## Written instruction
Extract from the entries below, exactly as given, only the lines from the line containing "Give me the Plotly source for this chart." to the line containing "import plotly.graph_objects as go", both lines included.

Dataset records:
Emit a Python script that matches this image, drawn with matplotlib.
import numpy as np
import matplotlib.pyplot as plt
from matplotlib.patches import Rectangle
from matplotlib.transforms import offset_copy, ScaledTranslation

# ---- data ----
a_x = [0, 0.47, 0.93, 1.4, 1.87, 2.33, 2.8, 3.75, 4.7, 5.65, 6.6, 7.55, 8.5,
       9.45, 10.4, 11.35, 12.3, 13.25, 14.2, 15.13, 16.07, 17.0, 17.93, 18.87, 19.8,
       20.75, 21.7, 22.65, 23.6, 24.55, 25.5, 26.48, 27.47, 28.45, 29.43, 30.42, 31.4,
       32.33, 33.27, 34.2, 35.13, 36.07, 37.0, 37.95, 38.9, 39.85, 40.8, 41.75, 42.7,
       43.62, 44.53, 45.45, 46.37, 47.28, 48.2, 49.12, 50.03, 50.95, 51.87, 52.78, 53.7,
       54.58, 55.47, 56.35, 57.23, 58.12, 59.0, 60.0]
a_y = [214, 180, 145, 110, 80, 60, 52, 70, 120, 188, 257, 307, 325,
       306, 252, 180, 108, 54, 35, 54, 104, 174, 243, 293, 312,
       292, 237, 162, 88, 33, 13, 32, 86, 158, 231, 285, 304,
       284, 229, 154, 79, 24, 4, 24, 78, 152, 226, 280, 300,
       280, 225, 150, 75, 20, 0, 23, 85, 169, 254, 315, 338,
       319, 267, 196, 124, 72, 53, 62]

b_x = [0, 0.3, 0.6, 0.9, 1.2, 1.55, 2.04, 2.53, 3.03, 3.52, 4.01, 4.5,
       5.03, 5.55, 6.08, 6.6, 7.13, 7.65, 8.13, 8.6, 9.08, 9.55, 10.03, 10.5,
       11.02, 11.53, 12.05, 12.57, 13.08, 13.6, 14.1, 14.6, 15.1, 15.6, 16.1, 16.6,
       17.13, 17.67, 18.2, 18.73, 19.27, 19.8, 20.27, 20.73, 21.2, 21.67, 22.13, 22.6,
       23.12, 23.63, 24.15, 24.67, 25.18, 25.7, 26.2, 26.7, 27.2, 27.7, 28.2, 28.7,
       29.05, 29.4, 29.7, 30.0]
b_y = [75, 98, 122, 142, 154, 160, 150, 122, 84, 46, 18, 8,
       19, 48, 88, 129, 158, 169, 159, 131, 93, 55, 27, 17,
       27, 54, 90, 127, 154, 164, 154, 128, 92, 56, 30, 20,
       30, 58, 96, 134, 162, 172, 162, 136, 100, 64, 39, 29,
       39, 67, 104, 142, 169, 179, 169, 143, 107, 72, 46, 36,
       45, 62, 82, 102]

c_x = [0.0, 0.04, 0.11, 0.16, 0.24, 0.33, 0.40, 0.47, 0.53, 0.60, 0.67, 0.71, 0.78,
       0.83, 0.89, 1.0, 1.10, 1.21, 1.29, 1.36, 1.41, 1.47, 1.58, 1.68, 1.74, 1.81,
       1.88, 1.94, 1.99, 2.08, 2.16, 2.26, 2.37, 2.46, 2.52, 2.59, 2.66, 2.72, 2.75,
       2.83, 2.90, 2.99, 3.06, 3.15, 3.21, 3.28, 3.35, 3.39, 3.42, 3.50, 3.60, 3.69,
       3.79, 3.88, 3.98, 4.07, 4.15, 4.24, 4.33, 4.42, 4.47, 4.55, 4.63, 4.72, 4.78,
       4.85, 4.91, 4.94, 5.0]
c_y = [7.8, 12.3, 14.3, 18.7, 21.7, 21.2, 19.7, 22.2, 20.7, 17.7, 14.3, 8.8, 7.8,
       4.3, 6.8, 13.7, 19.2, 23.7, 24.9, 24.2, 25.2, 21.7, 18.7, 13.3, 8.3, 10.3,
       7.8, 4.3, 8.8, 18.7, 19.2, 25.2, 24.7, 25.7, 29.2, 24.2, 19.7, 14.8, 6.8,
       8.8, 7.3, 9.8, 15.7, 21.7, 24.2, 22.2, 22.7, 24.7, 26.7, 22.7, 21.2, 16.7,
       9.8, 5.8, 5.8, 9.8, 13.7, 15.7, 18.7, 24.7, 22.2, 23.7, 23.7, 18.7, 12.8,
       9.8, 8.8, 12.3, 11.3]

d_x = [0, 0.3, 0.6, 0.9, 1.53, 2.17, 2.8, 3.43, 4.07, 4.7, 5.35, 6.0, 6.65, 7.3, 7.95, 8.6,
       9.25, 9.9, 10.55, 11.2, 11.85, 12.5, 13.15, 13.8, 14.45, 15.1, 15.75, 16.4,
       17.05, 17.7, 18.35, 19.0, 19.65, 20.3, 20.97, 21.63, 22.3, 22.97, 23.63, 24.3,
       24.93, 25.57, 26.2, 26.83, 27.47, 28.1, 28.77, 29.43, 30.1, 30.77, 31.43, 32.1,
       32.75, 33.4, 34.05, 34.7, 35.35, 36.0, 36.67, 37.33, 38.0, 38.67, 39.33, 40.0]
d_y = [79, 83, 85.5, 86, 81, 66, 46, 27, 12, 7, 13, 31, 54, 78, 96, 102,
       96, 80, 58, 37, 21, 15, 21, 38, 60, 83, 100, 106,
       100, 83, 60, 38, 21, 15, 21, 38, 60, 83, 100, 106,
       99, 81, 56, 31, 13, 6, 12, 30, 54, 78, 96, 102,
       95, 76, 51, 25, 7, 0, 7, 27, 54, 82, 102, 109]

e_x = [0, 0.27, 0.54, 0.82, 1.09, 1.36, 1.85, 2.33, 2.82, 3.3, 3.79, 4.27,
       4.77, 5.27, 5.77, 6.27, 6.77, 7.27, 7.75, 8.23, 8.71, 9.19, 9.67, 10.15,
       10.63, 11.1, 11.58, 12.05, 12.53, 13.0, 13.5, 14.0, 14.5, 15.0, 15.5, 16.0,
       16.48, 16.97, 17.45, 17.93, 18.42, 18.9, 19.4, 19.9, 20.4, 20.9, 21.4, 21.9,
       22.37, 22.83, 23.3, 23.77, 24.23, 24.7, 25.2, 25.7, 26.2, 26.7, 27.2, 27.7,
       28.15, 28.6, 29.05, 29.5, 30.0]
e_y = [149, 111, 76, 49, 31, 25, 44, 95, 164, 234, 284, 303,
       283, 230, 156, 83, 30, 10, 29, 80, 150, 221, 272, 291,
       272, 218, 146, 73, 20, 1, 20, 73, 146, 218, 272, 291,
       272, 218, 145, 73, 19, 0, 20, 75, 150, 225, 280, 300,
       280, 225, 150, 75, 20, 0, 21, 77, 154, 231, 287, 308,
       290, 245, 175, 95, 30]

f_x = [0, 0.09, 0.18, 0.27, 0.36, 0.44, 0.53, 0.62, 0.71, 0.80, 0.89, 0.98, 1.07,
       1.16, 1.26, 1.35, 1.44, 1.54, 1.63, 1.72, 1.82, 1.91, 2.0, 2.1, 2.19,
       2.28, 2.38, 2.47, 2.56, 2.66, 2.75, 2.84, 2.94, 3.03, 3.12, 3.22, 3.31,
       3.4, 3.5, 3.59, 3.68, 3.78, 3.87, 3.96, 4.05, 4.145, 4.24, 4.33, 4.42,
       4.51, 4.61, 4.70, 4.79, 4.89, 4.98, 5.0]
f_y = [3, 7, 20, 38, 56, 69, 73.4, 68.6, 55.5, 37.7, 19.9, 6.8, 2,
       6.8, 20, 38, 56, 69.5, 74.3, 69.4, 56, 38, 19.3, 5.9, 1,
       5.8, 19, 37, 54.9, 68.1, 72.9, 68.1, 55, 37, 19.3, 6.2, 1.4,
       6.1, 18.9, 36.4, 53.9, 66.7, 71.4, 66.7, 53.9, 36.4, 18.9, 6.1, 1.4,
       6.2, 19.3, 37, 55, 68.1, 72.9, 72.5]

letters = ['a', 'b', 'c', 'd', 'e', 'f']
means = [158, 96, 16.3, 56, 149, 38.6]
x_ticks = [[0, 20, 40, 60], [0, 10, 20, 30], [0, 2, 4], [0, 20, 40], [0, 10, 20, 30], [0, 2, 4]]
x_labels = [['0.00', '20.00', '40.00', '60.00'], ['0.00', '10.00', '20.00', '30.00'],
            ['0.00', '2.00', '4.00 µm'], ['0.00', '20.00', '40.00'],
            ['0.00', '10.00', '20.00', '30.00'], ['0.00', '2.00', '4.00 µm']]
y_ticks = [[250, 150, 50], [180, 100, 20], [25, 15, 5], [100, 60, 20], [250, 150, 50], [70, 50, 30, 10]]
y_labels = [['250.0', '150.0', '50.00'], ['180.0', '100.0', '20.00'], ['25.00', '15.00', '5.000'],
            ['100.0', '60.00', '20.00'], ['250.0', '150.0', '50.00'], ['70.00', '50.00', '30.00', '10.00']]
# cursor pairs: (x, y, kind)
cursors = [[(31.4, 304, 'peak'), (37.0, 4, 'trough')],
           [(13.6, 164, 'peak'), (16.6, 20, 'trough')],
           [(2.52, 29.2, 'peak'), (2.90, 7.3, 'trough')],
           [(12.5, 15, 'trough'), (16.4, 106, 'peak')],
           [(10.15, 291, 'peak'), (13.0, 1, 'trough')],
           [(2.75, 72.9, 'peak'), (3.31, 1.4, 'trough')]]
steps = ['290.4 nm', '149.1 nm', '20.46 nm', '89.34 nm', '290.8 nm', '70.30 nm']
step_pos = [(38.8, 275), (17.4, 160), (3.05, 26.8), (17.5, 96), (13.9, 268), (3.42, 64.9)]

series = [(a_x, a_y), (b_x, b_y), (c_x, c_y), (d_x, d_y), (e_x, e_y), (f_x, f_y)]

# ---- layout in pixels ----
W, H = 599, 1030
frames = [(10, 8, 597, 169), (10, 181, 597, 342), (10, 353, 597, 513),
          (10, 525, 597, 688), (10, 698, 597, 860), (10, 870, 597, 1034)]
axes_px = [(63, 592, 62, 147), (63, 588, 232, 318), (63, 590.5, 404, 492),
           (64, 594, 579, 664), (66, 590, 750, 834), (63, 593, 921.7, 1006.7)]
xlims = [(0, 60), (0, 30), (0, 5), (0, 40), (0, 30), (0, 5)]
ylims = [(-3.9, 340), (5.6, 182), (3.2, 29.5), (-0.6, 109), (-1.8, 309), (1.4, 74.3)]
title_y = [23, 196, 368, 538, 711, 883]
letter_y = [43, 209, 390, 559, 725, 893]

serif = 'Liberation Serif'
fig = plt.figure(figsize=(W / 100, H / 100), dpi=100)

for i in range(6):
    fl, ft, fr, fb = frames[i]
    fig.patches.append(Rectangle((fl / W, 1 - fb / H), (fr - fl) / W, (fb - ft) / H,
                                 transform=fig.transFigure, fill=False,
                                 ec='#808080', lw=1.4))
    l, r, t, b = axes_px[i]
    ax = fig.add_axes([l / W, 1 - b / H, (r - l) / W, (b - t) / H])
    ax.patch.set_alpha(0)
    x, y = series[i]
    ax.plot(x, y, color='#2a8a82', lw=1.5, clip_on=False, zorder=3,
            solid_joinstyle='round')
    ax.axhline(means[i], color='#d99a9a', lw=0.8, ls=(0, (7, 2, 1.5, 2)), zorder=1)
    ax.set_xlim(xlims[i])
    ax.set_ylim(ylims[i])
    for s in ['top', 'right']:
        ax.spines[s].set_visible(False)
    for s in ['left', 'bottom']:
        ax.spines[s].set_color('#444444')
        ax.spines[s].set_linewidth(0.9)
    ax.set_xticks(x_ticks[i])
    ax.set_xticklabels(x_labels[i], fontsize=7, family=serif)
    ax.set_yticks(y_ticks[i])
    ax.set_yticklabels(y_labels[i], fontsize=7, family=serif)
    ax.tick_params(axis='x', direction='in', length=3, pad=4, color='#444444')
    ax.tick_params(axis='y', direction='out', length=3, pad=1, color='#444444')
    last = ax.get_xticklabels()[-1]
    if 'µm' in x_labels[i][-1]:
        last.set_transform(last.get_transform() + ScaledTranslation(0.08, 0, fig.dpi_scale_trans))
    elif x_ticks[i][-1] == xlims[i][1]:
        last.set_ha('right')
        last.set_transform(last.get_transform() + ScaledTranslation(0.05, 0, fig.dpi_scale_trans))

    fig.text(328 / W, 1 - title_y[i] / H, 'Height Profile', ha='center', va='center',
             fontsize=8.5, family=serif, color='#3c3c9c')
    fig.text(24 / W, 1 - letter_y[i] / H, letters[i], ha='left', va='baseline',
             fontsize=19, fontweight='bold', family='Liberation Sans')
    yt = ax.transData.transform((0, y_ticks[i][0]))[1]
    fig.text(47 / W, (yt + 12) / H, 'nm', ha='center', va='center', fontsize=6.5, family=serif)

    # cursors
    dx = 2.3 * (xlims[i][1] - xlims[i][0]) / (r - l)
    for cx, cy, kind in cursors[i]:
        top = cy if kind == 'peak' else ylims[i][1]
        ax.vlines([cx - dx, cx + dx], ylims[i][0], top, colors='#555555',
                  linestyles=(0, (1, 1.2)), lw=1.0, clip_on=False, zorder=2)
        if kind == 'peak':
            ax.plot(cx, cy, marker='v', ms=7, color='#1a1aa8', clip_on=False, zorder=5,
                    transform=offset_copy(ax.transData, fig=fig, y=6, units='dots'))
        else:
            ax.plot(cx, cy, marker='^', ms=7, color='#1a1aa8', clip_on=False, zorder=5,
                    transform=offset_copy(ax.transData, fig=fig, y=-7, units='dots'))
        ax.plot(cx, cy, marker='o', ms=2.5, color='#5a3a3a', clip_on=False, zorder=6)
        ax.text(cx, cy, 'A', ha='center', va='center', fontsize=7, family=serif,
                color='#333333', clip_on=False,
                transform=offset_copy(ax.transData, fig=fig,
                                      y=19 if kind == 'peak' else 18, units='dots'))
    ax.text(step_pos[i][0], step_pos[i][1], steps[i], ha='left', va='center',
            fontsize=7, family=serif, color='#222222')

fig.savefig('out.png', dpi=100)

--

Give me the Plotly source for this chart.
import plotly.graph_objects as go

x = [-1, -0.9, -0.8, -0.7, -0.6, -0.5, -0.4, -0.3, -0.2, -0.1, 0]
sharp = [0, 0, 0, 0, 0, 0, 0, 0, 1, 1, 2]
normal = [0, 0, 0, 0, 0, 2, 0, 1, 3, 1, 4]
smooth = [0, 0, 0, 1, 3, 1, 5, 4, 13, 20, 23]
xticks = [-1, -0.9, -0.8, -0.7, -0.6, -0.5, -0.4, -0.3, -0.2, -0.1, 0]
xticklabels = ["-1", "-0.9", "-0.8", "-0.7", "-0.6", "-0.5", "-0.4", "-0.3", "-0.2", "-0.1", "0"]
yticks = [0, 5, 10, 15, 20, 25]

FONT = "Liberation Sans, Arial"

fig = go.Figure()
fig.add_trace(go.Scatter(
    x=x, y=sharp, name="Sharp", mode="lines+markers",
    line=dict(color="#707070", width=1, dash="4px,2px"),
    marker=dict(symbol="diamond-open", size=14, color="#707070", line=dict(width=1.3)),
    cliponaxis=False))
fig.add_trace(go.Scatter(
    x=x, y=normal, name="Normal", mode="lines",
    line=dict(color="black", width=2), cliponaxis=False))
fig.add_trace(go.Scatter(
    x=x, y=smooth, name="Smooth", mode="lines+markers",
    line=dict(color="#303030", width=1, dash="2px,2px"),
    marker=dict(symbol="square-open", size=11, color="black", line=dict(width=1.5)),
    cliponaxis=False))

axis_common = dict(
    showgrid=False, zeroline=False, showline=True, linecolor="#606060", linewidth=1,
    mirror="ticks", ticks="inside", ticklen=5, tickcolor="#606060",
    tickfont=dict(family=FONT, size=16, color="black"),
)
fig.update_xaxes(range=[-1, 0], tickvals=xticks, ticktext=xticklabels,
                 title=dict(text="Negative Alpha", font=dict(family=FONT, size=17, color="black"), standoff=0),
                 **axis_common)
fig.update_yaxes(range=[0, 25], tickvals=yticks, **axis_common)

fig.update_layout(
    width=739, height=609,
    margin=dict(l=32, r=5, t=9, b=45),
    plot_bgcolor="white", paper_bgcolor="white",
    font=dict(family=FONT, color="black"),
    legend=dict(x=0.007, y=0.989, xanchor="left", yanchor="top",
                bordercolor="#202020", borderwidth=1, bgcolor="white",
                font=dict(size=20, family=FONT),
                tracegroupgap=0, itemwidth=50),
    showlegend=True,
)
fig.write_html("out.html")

## Answer to the problem
Give me the Plotly source for this chart.
import plotly.graph_objects as go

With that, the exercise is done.